>>>

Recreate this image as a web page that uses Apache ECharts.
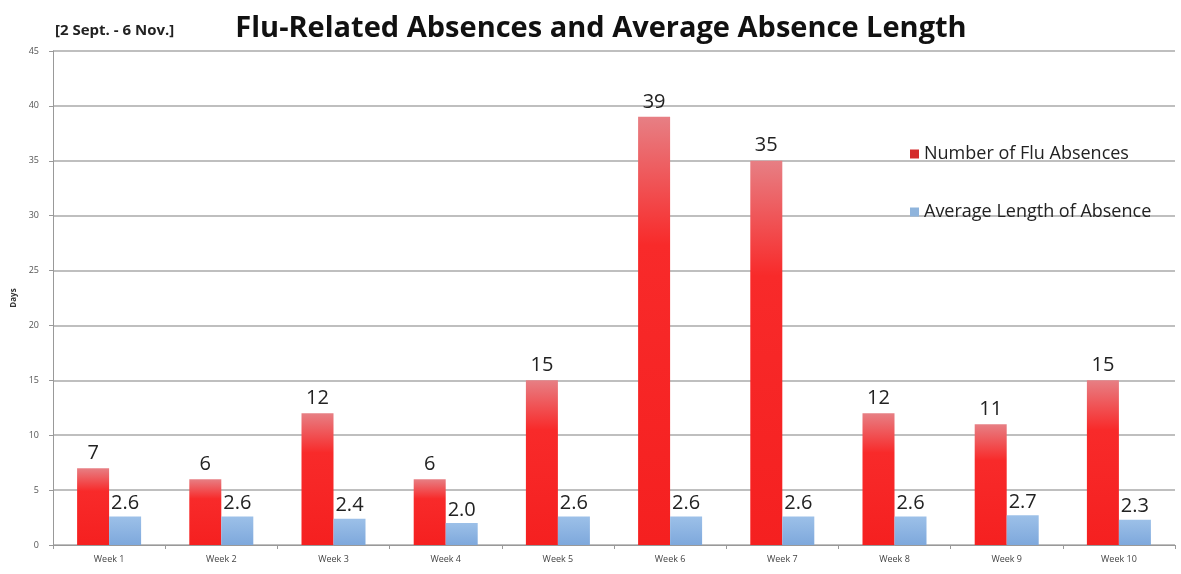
<!DOCTYPE html>
<html><head><meta charset="utf-8">
<script src="https://cdn.jsdelivr.net/npm/echarts@6/dist/echarts.min.js"></script>
<style>html,body{margin:0;padding:0;background:#fff}#c{width:1181px;height:574px}</style>
</head><body><div id="c"></div>
<script>
const categories = ['Week 1','Week 2','Week 3','Week 4','Week 5','Week 6','Week 7','Week 8','Week 9','Week 10'];
const fluAbsences = [7, 6, 12, 6, 15, 39, 35, 12, 11, 15];
const avgLength = [2.6, 2.6, 2.4, 2.0, 2.6, 2.6, 2.6, 2.6, 2.7, 2.3];
const yTicks = {min: 0, max: 45, interval: 5};

const chart = echarts.init(document.getElementById('c'));
const FONT = 'Open Sans';
chart.setOption({
  animation: false,
  title: [
    {text: 'Flu-Related Absences and Average Absence Length', left: 596, textAlign: 'center', top: 9,
     textStyle: {fontFamily: FONT, fontSize: 29, fontWeight: 'bold', color: '#111'}},
    {text: '[2 Sept. - 6 Nov.]', left: 50, top: 18,
     textStyle: {fontFamily: FONT, fontSize: 15, fontWeight: 'bold', color: '#222'}}
  ],
  legend: {
    orient: 'vertical', left: 905, top: 140, itemGap: 40, itemWidth: 9, itemHeight: 9,
    textStyle: {fontFamily: FONT, fontSize: 18, color: '#222'},
    data: [
      {name: 'Number of Flu Absences', icon: 'rect', itemStyle: {color: '#d42a2a'}},
      {name: 'Average Length of Absence', icon: 'rect', itemStyle: {color: '#8fb4dc'}}
    ]
  },
  grid: {left: 53, right: 6, top: 51, bottom: 29},
  xAxis: {
    type: 'category', data: categories,
    axisLine: {lineStyle: {color: '#999'}},
    axisTick: {show: true, alignWithLabel: false, length: 4, lineStyle: {color: '#999'}},
    axisLabel: {fontFamily: FONT, fontSize: 9, color: '#444', margin: 10}
  },
  yAxis: {
    type: 'value', min: yTicks.min, max: yTicks.max, interval: yTicks.interval,
    name: 'Days', nameLocation: 'middle', nameGap: 34, nameRotate: 90,
    nameTextStyle: {fontFamily: FONT, fontSize: 8, fontWeight: 'bold', color: '#333'},
    axisLine: {show: true, lineStyle: {color: '#999'}},
    axisTick: {show: true, length: 4, lineStyle: {color: '#999'}},
    axisLabel: {fontFamily: FONT, fontSize: 9, color: '#555', margin: 14},
    splitLine: {lineStyle: {color: '#aaaaaa', width: 1.5}}
  },
  series: [
    {
      name: 'Number of Flu Absences', type: 'bar', data: fluAbsences,
      barWidth: 32, barGap: '0%',
      itemStyle: {color: new echarts.graphic.LinearGradient(0, 0, 0, 1, [
        {offset: 0, color: '#e77f84'}, {offset: 0.3, color: '#f82a2a'}, {offset: 1, color: '#f52020'}])},
      label: {show: true, position: 'top', distance: 5, fontFamily: FONT, fontSize: 20, color: '#222'}
    },
    {
      name: 'Average Length of Absence', type: 'bar', data: avgLength,
      barWidth: 32,
      itemStyle: {color: new echarts.graphic.LinearGradient(0, 0, 0, 1, [
        {offset: 0, color: '#9cc0e8'}, {offset: 1, color: '#7ea8dc'}])},
      label: {show: true, position: 'top', distance: 3, fontFamily: FONT, fontSize: 20, color: '#222',
        formatter: p => p.value.toFixed(1)}
    }
  ]
});
</script></body></html>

<<<

◆ **Goal**
Repeat the material above word for word and skip every image in it.

◆ **Solution to the problem**
Recreate this image as a web page that uses Apache ECharts.
<!DOCTYPE html>
<html><head><meta charset="utf-8">
<script src="https://cdn.jsdelivr.net/npm/echarts@6/dist/echarts.min.js"></script>
<style>html,body{margin:0;padding:0;background:#fff}#c{width:1181px;height:574px}</style>
</head><body><div id="c"></div>
<script>
const categories = ['Week 1','Week 2','Week 3','Week 4','Week 5','Week 6','Week 7','Week 8','Week 9','Week 10'];
const fluAbsences = [7, 6, 12, 6, 15, 39, 35, 12, 11, 15];
const avgLength = [2.6, 2.6, 2.4, 2.0, 2.6, 2.6, 2.6, 2.6, 2.7, 2.3];
const yTicks = {min: 0, max: 45, interval: 5};

const chart = echarts.init(document.getElementById('c'));
const FONT = 'Open Sans';
chart.setOption({
  animation: false,
  title: [
    {text: 'Flu-Related Absences and Average Absence Length', left: 596, textAlign: 'center', top: 9,
     textStyle: {fontFamily: FONT, fontSize: 29, fontWeight: 'bold', color: '#111'}},
    {text: '[2 Sept. - 6 Nov.]', left: 50, top: 18,
     textStyle: {fontFamily: FONT, fontSize: 15, fontWeight: 'bold', color: '#222'}}
  ],
  legend: {
    orient: 'vertical', left: 905, top: 140, itemGap: 40, itemWidth: 9, itemHeight: 9,
    textStyle: {fontFamily: FONT, fontSize: 18, color: '#222'},
    data: [
      {name: 'Number of Flu Absences', icon: 'rect', itemStyle: {color: '#d42a2a'}},
      {name: 'Average Length of Absence', icon: 'rect', itemStyle: {color: '#8fb4dc'}}
    ]
  },
  grid: {left: 53, right: 6, top: 51, bottom: 29},
  xAxis: {
    type: 'category', data: categories,
    axisLine: {lineStyle: {color: '#999'}},
    axisTick: {show: true, alignWithLabel: false, length: 4, lineStyle: {color: '#999'}},
    axisLabel: {fontFamily: FONT, fontSize: 9, color: '#444', margin: 10}
  },
  yAxis: {
    type: 'value', min: yTicks.min, max: yTicks.max, interval: yTicks.interval,
    name: 'Days', nameLocation: 'middle', nameGap: 34, nameRotate: 90,
    nameTextStyle: {fontFamily: FONT, fontSize: 8, fontWeight: 'bold', color: '#333'},
    axisLine: {show: true, lineStyle: {color: '#999'}},
    axisTick: {show: true, length: 4, lineStyle: {color: '#999'}},
    axisLabel: {fontFamily: FONT, fontSize: 9, color: '#555', margin: 14},
    splitLine: {lineStyle: {color: '#aaaaaa', width: 1.5}}
  },
  series: [
    {
      name: 'Number of Flu Absences', type: 'bar', data: fluAbsences,
      barWidth: 32, barGap: '0%',
      itemStyle: {color: new echarts.graphic.LinearGradient(0, 0, 0, 1, [
        {offset: 0, color: '#e77f84'}, {offset: 0.3, color: '#f82a2a'}, {offset: 1, color: '#f52020'}])},
      label: {show: true, position: 'top', distance: 5, fontFamily: FONT, fontSize: 20, color: '#222'}
    },
    {
      name: 'Average Length of Absence', type: 'bar', data: avgLength,
      barWidth: 32,
      itemStyle: {color: new echarts.graphic.LinearGradient(0, 0, 0, 1, [
        {offset: 0, color: '#9cc0e8'}, {offset: 1, color: '#7ea8dc'}])},
      label: {show: true, position: 'top', distance: 3, fontFamily: FONT, fontSize: 20, color: '#222',
        formatter: p => p.value.toFixed(1)}
    }
  ]
});
</script></body></html>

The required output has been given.